By Francis Joseph, Newsday

IT IS getting more and more difficult to travel to the United States. Nationals of Trinidad and Tobago wishing to enter the United States will from November 1 have to pay US $100 or TT $630 for a non-immigrant visa.

This is the second increase this year added to the fact that the Immigration and Naturalisation Services (INS) has now restricted worldwide visitors from staying more than a month on a non-immigration visa. Further, the US Government is deporting Caribbean-born people who have run afoul of the law there and who have served prison sentences.

Despite these additional hardships, TT nationals are still travelling to the United States and overstaying their time. Newsday learned that the additional measures put in place by the Department of State have to do with the September 11 terrorist attacks in New York and Washington DC.

US officials are clamping down on suspected terrorists entering their country. The additional measures are meant to curb the flow of suspicious persons.

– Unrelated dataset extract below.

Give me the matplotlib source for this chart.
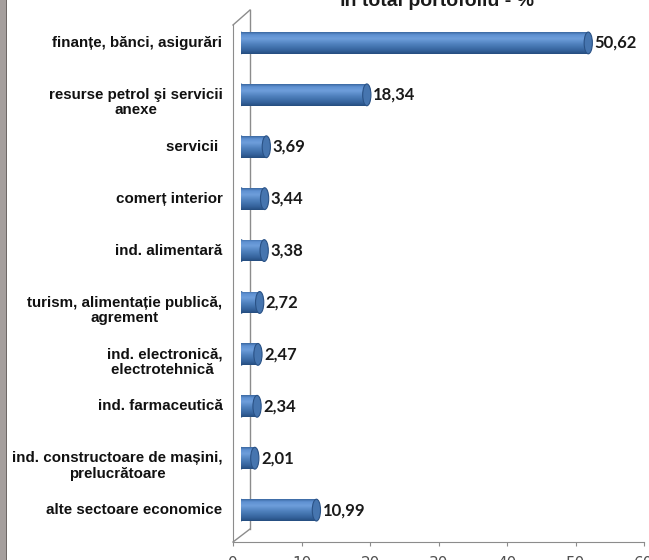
import matplotlib
matplotlib.use("Agg")
import matplotlib.pyplot as plt
import numpy as np
from matplotlib.patches import Ellipse, Rectangle
from matplotlib.lines import Line2D
from matplotlib.colors import LinearSegmentedColormap

# data
categories = ["finanțe, bănci, asigurări",
              "resurse petrol şi servicii\nanexe",
              "servicii ",
              "comerț interior",
              "ind. alimentară",
              "turism, alimentație publică,\nagrement",
              "ind. electronică,\nelectrotehnică ",
              "ind. farmaceutică",
              "ind. constructoare de mașini,\nprelucrătoare",
              "alte sectoare economice"]
values = [50.62, 18.34, 3.69, 3.44, 3.38, 2.72, 2.47, 2.34, 2.01, 10.99]
value_labels = ["50,62", "18,34", "3,69", "3,44", "3,38", "2,72", "2,47", "2,34", "2,01", "10,99"]
xticks = [0, 10, 20, 30, 40, 50, 60]
title = "în total portofoliu - %"

W, H = 649, 560
fig = plt.figure(figsize=(W/100, H/100), dpi=100)

def box(left, top, width, height):
    # pixel box (from top-left) -> figure fraction
    return [left/W, (H-top-height)/H, width/W, height/H]

# grey strip on the left side
fig.add_artist(Rectangle((0, 0), 6/W, 1, transform=fig.transFigure, color="#a59f9d", lw=0))
fig.add_artist(Rectangle((6/W, 0), 1.2/W, 1, transform=fig.transFigure, color="#6e6866", lw=0))

# front frame with ticks
axf = fig.add_axes(box(233, 25, 411, 517))
axf.set_xlim(0, 60)
axf.set_ylim(0, 1)
axf.set_xticks(xticks)
axf.set_xticklabels([str(t) for t in xticks], fontsize=11, color="#505050", family="Liberation Sans Narrow")
axf.set_yticks([])
for s in ["top", "right"]:
    axf.spines[s].set_visible(False)
axf.spines["left"].set_color("#8c8c8c")
axf.spines["bottom"].set_color("#8c8c8c")
axf.tick_params(axis="x", length=3, color="#8c8c8c", pad=7)
axf.patch.set_alpha(0)

# back wall line + depth lines (behind the bars)
gl = dict(transform=fig.transFigure, color="#8c8c8c", lw=1, clip_on=False)
axf.add_line(Line2D([250/W, 250/W], [(H-10)/H, (H-529)/H], **gl))
axf.add_line(Line2D([233/W, 250/W], [(H-25)/H, (H-10)/H], **gl))
axf.add_line(Line2D([233/W, 250/W], [(H-542)/H, (H-529)/H], **gl))

# bars at mid depth
ax = fig.add_axes(box(241, 17.5, 411.6, 517))
ax.set_xlim(0, 60)
ax.set_ylim(9.47, -0.49)
ax.axis("off")

y = np.arange(len(values))
h = 0.42
cap_w = 1.2

# cylinder shading, top to bottom
shade = LinearSegmentedColormap.from_list("cyl", [(0.0, "#3c69a2"), (0.12, "#5f91d2"), (0.3, "#6e9edb"),
                                                  (0.55, "#4f81bd"), (0.85, "#34629b"), (1.0, "#254d7f")])
grad = np.linspace(0, 1, 64).reshape(-1, 1)

bars = ax.barh(y, values, height=h, color="#4f81bd", lw=0, zorder=2)
for yi, v, bar, lab in zip(y, values, bars, value_labels):
    ax.add_patch(Ellipse((0, yi), cap_w, h, facecolor="#4a7cb8", edgecolor="#2f5a90", lw=0.6, zorder=1))
    im = ax.imshow(grad, cmap=shade, aspect="auto", extent=[0, v, yi+h/2, yi-h/2],
                   origin="upper", zorder=2.5, interpolation="bilinear")
    im.set_clip_path(bar)
    ax.add_patch(Ellipse((v, yi), cap_w, h, facecolor="#4675af", edgecolor="#2a5286", lw=0.8, zorder=3))
    ax.text(v + cap_w*0.75, yi, lab, ha="left", va="center", fontsize=12, fontweight="bold",
            family="Lato", color="#1a1a1a")
ax.set_xlim(0, 60)
ax.set_ylim(9.47, -0.49)

# category labels (two-line labels sit a bit lower, as in Excel)
for yi, cat in zip(y, categories):
    nl = cat.count("\n")
    ax.text(-2.7, yi + nl*0.15, cat, ha="right", va="center", multialignment="center", fontsize=10.9,
            fontweight="bold", family="Liberation Sans", color="#111111", linespacing=1.1,
            clip_on=False)

# title (cut by the top edge)
fig.text(437/W, (H-6)/H, title, ha="center", va="baseline", fontsize=14, fontweight="bold",
         family="Liberation Sans", color="#1a1a1a")

fig.savefig("out.png", dpi=100)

Already, a number of foreigners including a Trinidadian Shuyeb Mossa Jokhan have been jailed in the United States for plotting terror on the US post September 11. Jokhan was jailed for four years and 10 months in Fort Lauderdale on October 4 for plotting to bomb federal installations in Florida.

Despite the increases in visa applications, there are still lines outside the US Embassy on Marli Street, Newtown. Previously, TT nationals were asked to pay US $65 or TT $400 for a non-immigrant visa. This is the second time in the last six months that the Department of State has announced a worldwide increase in its visas application processing fee for non-immigrant visas.

At the beginning of this year, TT nationals were paying less than $300 before the first increase was announced. According to a release from the United States Embassy in Port-of-Spain, the latest adjustment will bring the US $100 fee into line with the actual costs of administering non-immigrant visa services.

The State Department in the United States has congressional authorisation to fund the Department’s Border Security programme with a user fee.